Askerlerin yer aldığı filmlerde devamlı hain olan birileri öldürülüyor, öldürülenler de Kürtçe konuşan insanlardan oluşuyordu. Bugünde, bir asker, üzerinde forması olsun olmasın bir istismara sebep oluyor, intihara sürüklenen kız kimliği ne olursa olsun Kürt olarak nitelendiriliyor.

14 yıllık bir gazeteci olarak, olayın ilk duyulduğu anda servis edilen haberin gerçeği yansıtmadığını çalışma arkadaşlarıma ifade ettim. Onlarda bu düşünceme tepki gösterdi. Bunu kamuoyuna dile getirmek o kadar zor ki. Kimse, kimseyi dinlemeden önce linç etmeyi tercih ediyor.

Örneğin, bu olayı duyuran bir gazeteci olsaydım, "Türk askerinin tecavüz ettiği 18 yaşındaki Kürt kızı intihar etti" ifadelerine başvurmak yerine; mesleği askerlik olan kişinin de gönüllü birliktelik yaşadığı ve intihar ettiği iddia edilen kişinin de ilk ifadelerini yayınlamayı tercih ederdim.
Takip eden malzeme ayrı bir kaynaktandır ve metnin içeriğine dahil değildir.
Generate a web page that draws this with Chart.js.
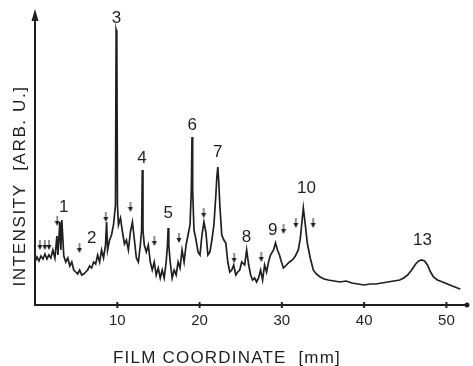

Çünkü bu dosya, bir gazeteci tarafından kamuoyuna duyurulmuş olsa idi, sosyal medyada adalet arayanlar; şahısların gönüllü birliktelik yaşadığını, İ.E'nin ifadelerinin çeliştiğini, şikayet ve intihar iddiasının arasında şüpheli durumların tespit edildiğini, intihar ettiği iddia edilen kişinin de av tüfeği ile ölümünün gerçekleştiğini öğrenebilirdi.

Özetle; genç bir kızın duyguları ile hayatının karartılmasını onaylamadığım gibi, bir başkasınında dosya hakkında detaylarını bilmeyen bir kamuoyu tarafından linç edilmesini doğru bulmuyorum. Örneğin, yarın bu olayın bir cinayet olduğunu öğrenseniz, ilk tepkinizi nasıl geri alabilir, açtığınız yaraları nasıl temizleyebilirsiniz?

Hangisinin Türk hangisinin Kürt olduğunu dile getirmekle, toplumsal bir kutuplaşmayı ya da askeriyeyi veyahut devlet kurumlarını hedef almayı da tabi ki hiç ama hiç doğru bulmuyorum. Ancak, buna alet olanları da kabullenmek mümkün değil.

Şunu unutmamalıyız ki, Türkiye Cumhuriyeti topraklarında birlikte yaşıyor, ülkemizin başına gelebilecek en ufak bir hadisede de yine aynı safta yer alabiliyoruz, ki aldık yine yer alırız. Umuyorum ki, dağılması için hedeflenen mevcut birlikteliğimizin, saflarını koruyabilir ve daha da güçlenmesini sağlayabiliriz.